Comment est née cette série de podcasts ?
Jonathan Schupak : Il y avait déjà un groupe de travail « écologie » à la SRF, quand j’y suis arrivé il y a un an. J’y ai rencontré Antoine qui avait développé cette idée de podcast avec quelques personnes. Il nous paraissait urgent que les cinéastes s’emparent des questions d’écologie dans leur pratique, comme d’autres professions ont pu le faire. Construire ce podcast autour de plusieurs sujets nous a permis d’inviter les réalisateurs et réalisatrices à la discussion.
Antoine Barraud : Que ce soit à la régie, au catering, à la décoration ou à la production, beaucoup de corps de métier du cinéma sont déjà engagés dans une démarche éco-responsable ou, a minima, font preuve d’une volonté assez poussée. Les cinéastes nous paraissent moins impliqués dans cette démarche. Nous pouvons le comprendre parce qu’un tournage c’est tellement de contraintes que l’esprit n’est pas forcément disponible pour d’autres paramètres. Pourtant, c’est un sujet de plus en plus urgent et fondamental, surtout si nous voulons continuer à faire du cinéma.
A qui s’adresse cette série ?
AB : En première instance, aux gens qui font du cinéma parce que nous y parlons de façon un peu technique. Mais ça s’adresse également aux cinéphiles, et aux personnes qui réfléchissent à l’écologie dans la culture au sens large. C’est pour ça que nous avons fait le choix d’une série et non d’un seul volet. Ça nous permet de couvrir plusieurs sujets et de parler de cinémas différents. Nous avons échangé avec Thomas Cailley, réalisateur de Le Règne animal, un film à gros budget, mais aussi avec Pierre Creton, auteur de films plus modestes comme Un Prince. Le documentariste Dominique Marchais et le co-réalisateur de Linda veut du poulet ! Sébastien Laudenbach font également partie de nos invités. Cette diversité nous permet d’être riches et exhaustifs, alors je pense que ça peut intéresser tout le monde.
JS : Les questions d’écologie dans le cinéma sont au fond très concrètes. Il n’est pas nécessaire d’être un technicien avec 30 ans de carrière et des connaissances très précises pour trouver des solutions. Ces solutions, nous voulons les partager avec des personnes qui veulent intégrer des pratiques plus durables dans leur métier ou dans leur vie personnelle, qu’elles travaillent dans le cinéma ou non.

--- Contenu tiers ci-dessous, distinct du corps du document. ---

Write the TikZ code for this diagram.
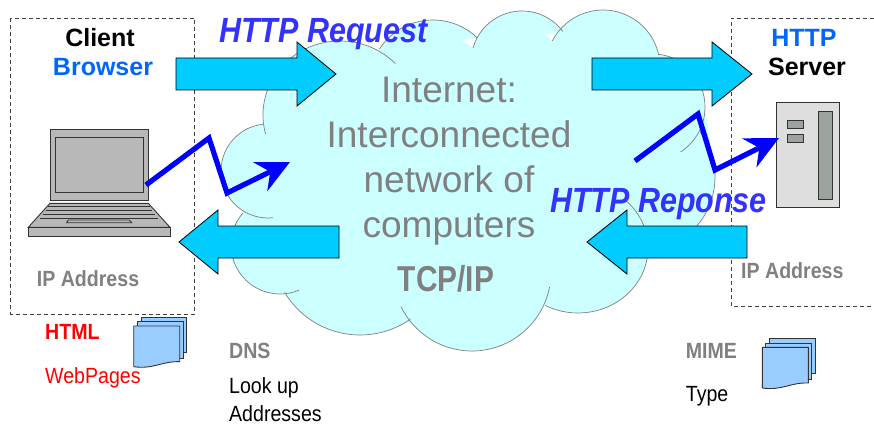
\documentclass[tikz,border=0pt]{standalone}
\usepackage{fontspec}
\setmainfont{Liberation Sans}
\usetikzlibrary{arrows.meta}
\definecolor{flowcyan}{HTML}{00CCFF}
\definecolor{cloudcyan}{HTML}{CCFFFF}
\definecolor{cloudgray}{HTML}{808080}
\definecolor{titleblue}{HTML}{0066FF}
\definecolor{msgblue}{HTML}{3333FF}
\definecolor{docblue}{HTML}{99CCFF}
\definecolor{laptopgray}{HTML}{B8B8B8}
\definecolor{servergray}{HTML}{DEDEDE}
\definecolor{slotgray}{HTML}{9CA39C}
\tikzset{
  cloudfill/.style={fill=cloudcyan},
  cloudline/.style={draw=cloudgray,line width=0.7pt},
  flowarrow/.style={draw=black,fill=flowcyan,line width=0.8pt},
  bolt/.style={draw=blue,line width=5.2pt,-{Stealth[length=33pt,width=32pt,inset=11pt]}},
  hostbox/.style={draw=black!75,dash pattern=on 4pt off 3pt,line width=0.9pt},
  hw/.style={draw=black!80,line width=0.9pt},
  title/.style={font=\fontsize{25}{27}\selectfont\bfseries,anchor=base},
  message/.style={font=\fontsize{35}{37}\selectfont\bfseries\itshape,text=msgblue,anchor=base west,xscale=.87,transform shape,inner sep=0pt},
  note/.style={font=\fontsize{22}{24}\selectfont,anchor=base west,xscale=.89,transform shape,inner sep=0pt},
  notebold/.style={note,text=cloudgray,font=\fontsize{22}{24}\selectfont\bfseries},
  docstack/.pic={
    \draw[hw,fill=docblue] (7.6,-8.7) rectangle (53,26.3);
    \draw[hw,fill=docblue] (3.6,-4.3) rectangle (49.3,32);
    \draw[hw,fill=docblue] (0,0) -- (46,0) -- (46,35.7) .. controls (28,35) and (20,43.5) .. (0,40.7) -- cycle;
  }
}
\begin{document}
\begin{tikzpicture}[x=1pt,y=-1pt]
\useasboundingbox (0,0) rectangle (874,425);
%Internet cloud
\fill[cloudfill] (263,125) -- (297,55) -- (380,50) -- (433,21) -- (473,48) -- (522,11) -- (553,42) -- (603,11)
  -- (658,55) -- (705,107) -- (715,177) -- (695,227) -- (648,257) -- (582,313) -- (547,303) -- (467,350)
  -- (408,322) -- (360,334) -- (285,292) -- (232,263) -- (243,213) -- (220,167) -- cycle;
\foreach \lobestyle in {cloudfill,cloudline}
{
  \foreach \cx/\cy/\rx/\ry/\anga/\angb in {340/115/77/74/165/316,433/84/64/64/213/314,522/62/51/51/196/323,
    603/67/57/57/207/348,653/107/52/53/-84/58,640/177/75/75/-37/42,578/248/70/65/-48/118,472/272/79/79/11/154,
    360/247/88/88/55/149,280/245/49/49/67/221,268/171/47/47/84/264}
  {
    \path[\lobestyle] ({\cx+\rx*cos(\anga)},{\cy+\ry*sin(\anga)}) arc[start angle=\anga,end angle=\angb,x radius=\rx,y radius=\ry];
  }
}
%host boxes
\draw[hostbox] (10.7,18) rectangle (194.7,314);
\draw[hostbox] (874,18) -- (731,18) -- (731,306) -- (874,306);
%request and response arrows
\foreach \xtail/\xbase/\xtip/\ymid in {176/297/336/74,592/712/752/74,339/218/179/242,747/627/587/242}
{
  \draw[flowarrow] (\xtail,\ymid-16) -- (\xbase,\ymid-16) -- (\xbase,\ymid-32) -- (\xtip,\ymid)
    -- (\xbase,\ymid+32) -- (\xbase,\ymid+16) -- (\xtail,\ymid+16) -- cycle;
}
%laptop
\draw[hw,fill=laptopgray] (50.3,129.3) rectangle (148.3,200);
\draw[hw,fill=laptopgray] (55.7,137) rectangle (143.3,192.3);
\draw[hw,fill=laptopgray] (50,203.3) -- (148.3,203.3) -- (170,227.3) -- (28.3,227.3) -- cycle;
\draw[hw,fill=laptopgray] (28.3,227.3) rectangle (170,236.3);
\foreach \yrow/\xleft/\xright in {206.7/48/150,210/46/152,214/43/155,218/40/158}
{
  \draw[hw] (\xleft,\yrow) -- (\xright,\yrow);
}
\draw[hw] (68.3,220) -- (129.3,220) -- (131.7,222.7) -- (66.7,222.7) -- cycle;
%server
\draw[hw,fill=servergray] (776.7,102.7) rectangle (839.3,207.3);
\draw[hw,fill=slotgray] (787.7,120.7) rectangle (803.3,128.7);
\draw[hw,fill=slotgray] (787.7,134.3) rectangle (803.3,142.7);
\draw[hw,fill=slotgray] (818.3,111) rectangle (832.7,199.3);
%documents
\pic at (133.7,326) {docstack};
\pic at (762.3,347.3) {docstack};
%lightning
\coordinate (laptopport) at (146,185);
\coordinate (cloudin) at (290,162);
\coordinate (cloudout) at (635,161);
\coordinate (serverport) at (779,138);
\draw[bolt] (laptopport) -- (209,138) -- (227,193) -- (cloudin);
\draw[bolt] (cloudout) -- (698,114) -- (715,170) -- (serverport);
%labels
\node[title] (client) at (100,46.7) {Client};
\node[title,text=titleblue] (browser) at (103,76) {Browser};
\node[title,text=titleblue] (http) at (804,46.7) {HTTP};
\node[title] (server) at (807,76) {Server};
\node[message] (request) at (219,42.7) {HTTP Request};
\node[message] (response) at (550,212.7) {HTTP Reponse};
\node[align=center,text=cloudgray,font=\fontsize{37}{45}\selectfont] (internet) at (449,161) {Internet:\\Interconnected\\network of\\computers};
\node[text=cloudgray,font=\fontsize{36}{38}\selectfont\bfseries,anchor=base,xscale=.83,transform shape] (tcpip) at (446,291.7) {TCP/IP};
\node[notebold] (clientip) at (36.7,286.7) {IP Address};
\node[notebold] (serverip) at (741,278) {IP Address};
\node[notebold,text=red] (html) at (45,339.3) {HTML};
\node[note,text=red] (webpages) at (45,383) {WebPages};
\node[notebold] (dns) at (229,358.3) {DNS};
\node[note] (lookup) at (229,393) {Look up};
\node[note] (addresses) at (229,421.7) {Addresses};
\node[notebold] (mime) at (685.7,358.3) {MIME};
\node[note] (mimetype) at (685.7,401.7) {Type};
\end{tikzpicture}
\end{document}
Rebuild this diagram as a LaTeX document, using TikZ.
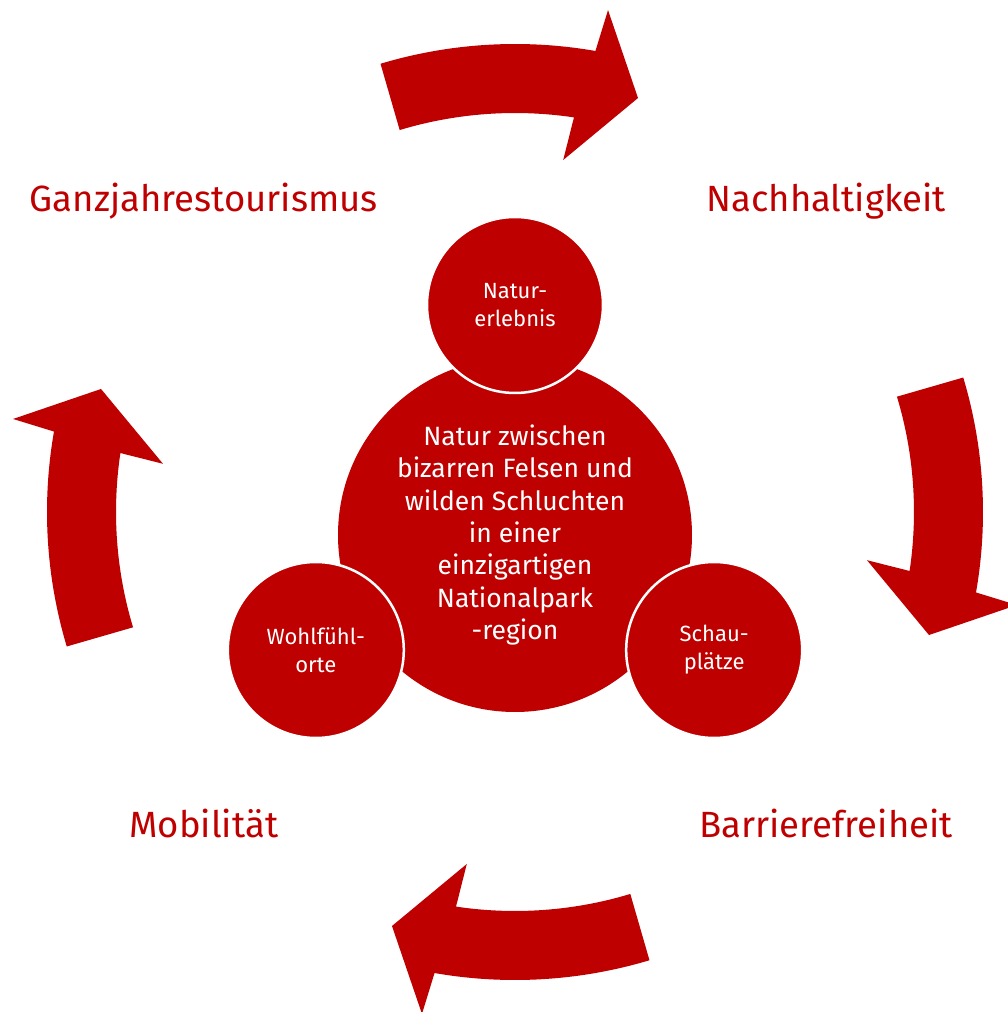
\documentclass[tikz,border=0pt]{standalone}
\usepackage{fontspec}
\setmainfont{Fira Sans}
\usetikzlibrary{calc}
\usetikzlibrary{positioning}
\definecolor{parkred}{HTML}{BE0000}

\begin{document}
\begin{tikzpicture}[x=1pt, y=1pt,                                                             % Pixel-like units
        core/.style = {circle, fill=parkred, minimum size=354pt, inner sep=0pt, text=white,
                       align=center, font=\fontsize{26.5}{32.3}\selectfont},                   % Central circle
        satellite/.style = {circle, fill=parkred, draw=white, line width=2.5pt, minimum size=176pt,
                            inner sep=0pt, text=white, align=center, font=\fontsize{22}{28}\selectfont}, % Small circles
        topic/.style = {text=parkred, font=\fontsize{36.5}{40}\selectfont},                    % Outer labels
        turnarrow/.style = {fill=parkred}]                                                     % Curved arrows
    \useasboundingbox (-515,-500) rectangle (492,512);
    %circles
    \node[core] (core) at (0,-23) {Natur zwischen\\bizarren Felsen und\\wilden Schluchten\\in einer\\einzigartigen\\Nationalpark\\-region};
    \node[satellite] (erlebnis) at ($(core)+(90:230)$) {Natur-\\erlebnis};
    \node[satellite] (schau) at ($(core)+(-30:230)$) {Schau-\\plätze};
    \node[satellite] (wohl) at ($(core)+(210:230)$) {Wohlfühl-\\orte};
    %labels
    \node[topic] (ganzjahr) at (135:440) {Ganzjahrestourismus};
    \node[topic] (nachhalt) at (45:440) {Nachhaltigkeit};
    \node[topic] (barriere) at (-45:440) {Barrierefreiheit};
    \node[topic] (mobil) at (-135:440) {Mobilität};
    %arrows
    \foreach \turn in {0,-90,-180,-270}
        \fill[turnarrow, rotate=\turn] (106.7:468) arc[start angle=106.7, end angle=80.1, radius=468]
            -- (79.5:510.5) -- (73.45:431.9) -- (82.2:355.3) -- (81.5:399)
            arc[start angle=81.5, end angle=106.8, radius=399] -- cycle;
\end{tikzpicture}
\end{document}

Pourquoi avoir choisi le format podcast ?
JS : D’abord, parce que c’est rapide à mettre en place. Et puis, c’est moins couteux écologiquement parlant. Nous pouvons installer quelques micros, sans besoin de beaucoup de matériel ni de nombreux déplacements. Nous n’avons alors qu’à écrire des questions pour que la conversation se lance.
AB : Il fallait aussi que le dispositif soit léger car nous travaillons en dehors de ce podcast. Nous sommes cinéastes, nous faisons ces podcasts bénévolement. Un format vidéo, par exemple, nous aurait pris beaucoup plus de temps. Par ailleurs, le format simple et accessible du podcast permet de dédramatiser les questions écologiques plus facilement.
JS : Nous voulions également le faire rapidement, pour répondre à une sensation d’urgence. Nous ne voulions pas en discuter trop longtemps, mais mettre le projet à exécution sans attendre, et avoir des épisodes à proposer le plus tôt possible.
Quels rôles peuvent avoir les cinéastes dans le développement d’une pratique plus écologique du cinéma ?
JS : Je pense que beaucoup de cinéastes craignent que la contrainte écologique restreigne leur liberté de création. Cette crainte est profonde et il est normal qu’elle soit présente. Mais il apparaît rapidement qu’une grande partie des mesures à mettre en place ne sont pas visibles à l’écran. Privilégier, sur un tournage, les déplacements à vélo plutôt qu’en voiture, ou les repas végétariens, sont des changements qui ne se remarquent pas dans un film. Ce sont pourtant des mesures capitales d’un point de vue écologique. Nous ne voulons condamner aucune forme de cinéma, mais encourager une réflexion collective sur le sujet. La première chose que peuvent les cinéastes, c’est se parler. Nous, les réalisateurs et réalisatrices, sommes au départ des projets. Si nous nous engageons à mettre en place une nouvelle façon de faire du cinéma, les productions et les techniciens nous suivront.
AB : Si le cinéaste est à l’origine de la démarche éco-responsable, ça légitimise cet enjeu, et tout le monde sur le tournage se sent plus à même de proposer des solutions. Cet engagement peut créer une émulation collective avec beaucoup de conséquences positives.